No matter what you might think, I’m really not happy about this, since I’m a GE stock-holder. It seems that GE posted rather weak earnings, and its stock price plunged 12.8% today, dragging the Dow itself down 256 points. From the Wall Street Journal:
The conglomerate has significant presence overseas and was thought to be somewhat resilient to a slowdown in the U.S. economy, but it posted earnings well below analysts’ expectations, a near unheard-of outcome for a company renowned for posting profits at or above Wall Street forecasts. GE also cut its 2008 earnings outlook.
The decline in GE shares was the worst in percentage terms since the 1987 market crash. The drop erased about $47 billion in market capitalization.
Mike Thompson, research director at Thomson Financial, which tracks earnings data, called GE’s report “startling,” underscoring both the seriousness of the economy’s problems and the extent to which analysts’ profit expectations remain far too rosy.

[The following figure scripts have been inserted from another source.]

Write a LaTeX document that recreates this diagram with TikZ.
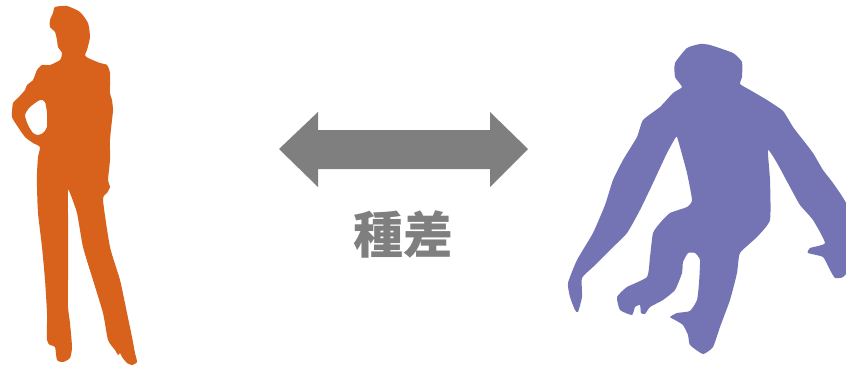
\documentclass[tikz,border=0pt]{standalone}
\usepackage{fontspec}
\newfontfamily\cjk{Noto Sans CJK JP}
\begin{document}
\begin{tikzpicture}[x=1pt,y=-1pt,
  woman/.style={fill=womanorange,draw=none},
  ape/.style={fill=apepurple,draw=none},
  arrowshape/.style={fill=arrowgray,draw=none},
  label/.style={text=arrowgray,font=\cjk\bfseries\fontsize{50}{50}\selectfont,inner sep=0pt}]
\definecolor{womanorange}{HTML}{D8621B}
\definecolor{apepurple}{HTML}{7473B3}
\definecolor{arrowgray}{HTML}{7F7F7F}
\useasboundingbox (0,0) rectangle (846,367);

% standing woman, hand on hip
\fill[woman,even odd rule] plot[smooth cycle,tension=0.35] coordinates {
  (55,7) (67,6) (80,12) (88,23) (90,37) (87,50) (85,55) (88,58) (100,63)
  (107,65) (110,73) (110,93) (112,100) (113,110) (112,120) (110,140)
  (110,160) (108,180) (110,187) (107,193) (103,200) (110,247) (120,280)
  (127,313) (132,337) (135,353) (137,362) (132,365) (127,363) (122,357)
  (120,353) (118,355) (115,350) (108,340) (103,313) (93,280) (83,247)
  (77,213) (70,193) (68,190) (68,213) (68,247) (68,280) (68,307) (70,323)
  (72,347) (70,358) (63,362) (57,360) (55,347) (50,345) (47,340) (47,313)
  (45,280) (42,247) (38,213) (37,187) (37,173) (38,157) (40,147) (33,143)
  (25,137) (18,127) (12,117) (13,103) (18,98) (25,90) (27,85) (33,80)
  (37,70) (42,65) (50,65) (60,60) (62,53) (58,47) (57,40) (55,32) (50,27)
  (50,20) (53,13)}
  plot[smooth cycle,tension=0.4] coordinates {
  (25,115) (30,107) (40,100) (45,102) (47,113) (47,127) (43,133) (38,135)
  (33,133) (28,125)};

% chimpanzee, crouching
\fill[ape] plot[smooth cycle,tension=0.3] coordinates {
  (687,48) (700,44) (710,45) (733,53) (742,62) (742,77) (740,84) (750,90)
  (767,100) (783,111) (793,127) (803,140) (813,153) (823,170) (833,183)
  (846,203) (852,230) (852,265) (843,277) (835,278) (830,270) (823,257)
  (808,253) (810,248) (825,243) (813,220) (800,205) (790,187) (777,163)
  (768,150) (770,180) (770,220) (757,237) (740,253) (737,273) (730,300)
  (720,327) (713,347) (703,354) (690,345) (688,335) (683,325) (675,320)
  (670,317) (677,313) (690,311) (697,300) (699,283) (700,260) (695,253)
  (688,253) (683,262) (682,273) (675,290) (663,300) (650,307) (645,314)
  (641,313) (640,305) (635,307) (632,315) (620,310) (617,297) (627,287)
  (647,277) (650,257) (653,233) (660,223) (670,213) (687,207) (692,200)
  (687,173) (678,140) (676,137) (667,153) (653,183) (640,210) (627,233)
  (610,250) (593,267) (582,278) (582,297) (578,312) (575,310) (570,297)
  (568,283) (577,260) (593,233) (605,205) (613,180) (623,160) (637,137)
  (643,120) (660,107) (673,93) (682,87) (675,77) (675,63)};

% double-headed arrow
\coordinate (lt) at (279,149);
\coordinate (rt) at (528,149);
\fill[arrowshape] (lt) -- (318,112) -- (318,130) -- (490,130) -- (490,112)
  -- (rt) -- (490,187) -- (490,169) -- (318,169) -- (318,187) -- cycle;

\node[label] (diff) at (403,234) {種差};
\end{tikzpicture}
\end{document}
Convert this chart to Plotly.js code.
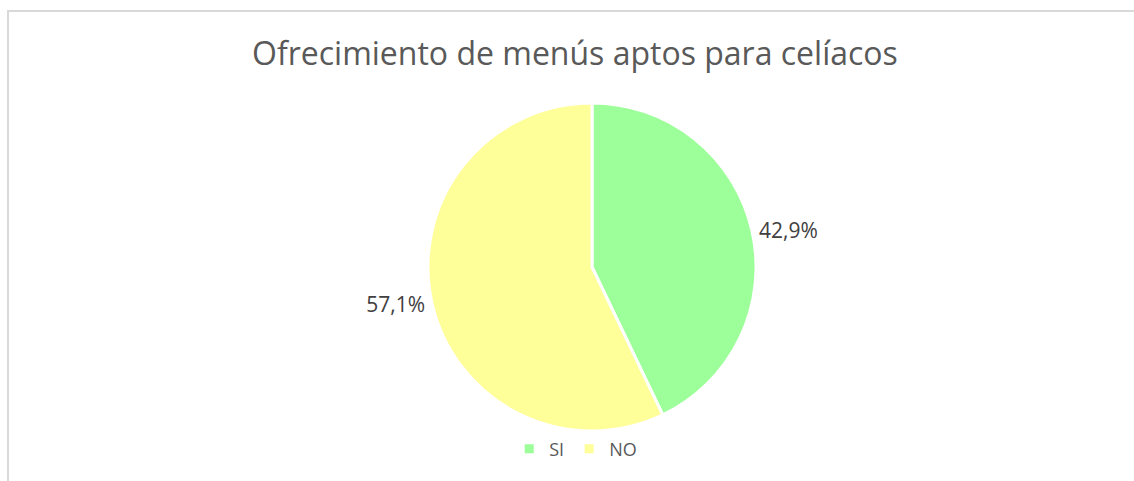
<!DOCTYPE html>
<html><head><meta charset="utf-8">
<script src="https://cdn.plot.ly/plotly-3.0.1.min.js"></script>
<style>
html,body{margin:0;padding:0;background:#fff;}
#frame{position:absolute;left:7px;top:10px;width:1130px;height:480px;border-top:2px solid #d9d9d9;border-left:2px solid #d9d9d9;box-sizing:border-box;pointer-events:none;z-index:5;}
#chart{position:absolute;left:0;top:0;width:1134px;height:481px;}
</style></head>
<body>
<div id="chart"></div><div id="frame"></div>
<script>
const categories = ["SI", "NO"];
const values = [42.9, 57.1];
const colors = ["#9DFF99", "#FFFF99"];
const titleText = "Ofrecimiento de menús aptos para celíacos";

Plotly.newPlot("chart", [{
  type: "pie",
  labels: categories,
  values: values,
  sort: false,
  direction: "clockwise",
  rotation: 0,
  marker: {colors: colors, line: {color: "#ffffff", width: 3}},
  textinfo: "percent",
  texttemplate: "%{percent:.1%}",
  textposition: "outside",
  outsidetextfont: {family: "Open Sans, sans-serif", size: 21, color: "#404040"},
  hoverinfo: "label+percent"
}], {
  width: 1134, height: 481,
  separators: ",.",
  margin: {l: 50, r: 0, t: 103, b: 50},
  paper_bgcolor: "#ffffff",
  title: {text: titleText, x: 0.507, xref: "container", y: 0.888, yref: "container", yanchor: "middle", xanchor: "center",
          font: {family: "Open Sans, sans-serif", size: 32, color: "#595959"}},
  showlegend: true,
  legend: {orientation: "h", x: 0.485, xanchor: "center", y: -0.055, yanchor: "middle",
           font: {family: "Open Sans, sans-serif", size: 18, color: "#595959"}, itemwidth: 30}
}, {displayModeBar: false});
</script>
</body></html>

WAH! $47 BILLION! Up in smoke, just like that. Ah, what I could have done with $47 Billion. Or $47 million, for that matter. C’mon, guys, let’s pick up the pieces and get back to work. GE has a larger GNP than many small countries, so I’m sure they will survive this painful episode. Let it be known that I’m at GE’s beck and call should they need whatever help and advice I can muster. AuntMinnie.com reports that GE Healthcare didn’t do so well, either:
A lackluster U.S. economy and continued regulatory shipping restrictions on its surgical supplies business adversely affected revenues and profits at GE Healthcare in the first quarter of 2008. For the period (end-March 31), revenues for the Chalfont St. Giles, U.K.-based vendor dipped slightly to $3.88 billion, compared with $3.89 billion in the first quarter of 2007. Profit decreased to $528 million, compared with $637 million in the same quarter a year ago.
In its first-quarter financial report, parent company General Electric of Stamford, CT, noted that GE Healthcare was “impacted by a difficult U.S. environment” and cited the ongoing suspension of C-arm deliveries from its GE OEC Medical Systems unit as part of a consent decree with the U.S. Food and Drug Administration.
$500 million profit doesn’t sound so bad to me, but everything is relative, I guess.
A foundering GE means a foundering U.S. economy, and that is serious trouble for all of us. This is not good. Not at all. And I’m not kidding about that.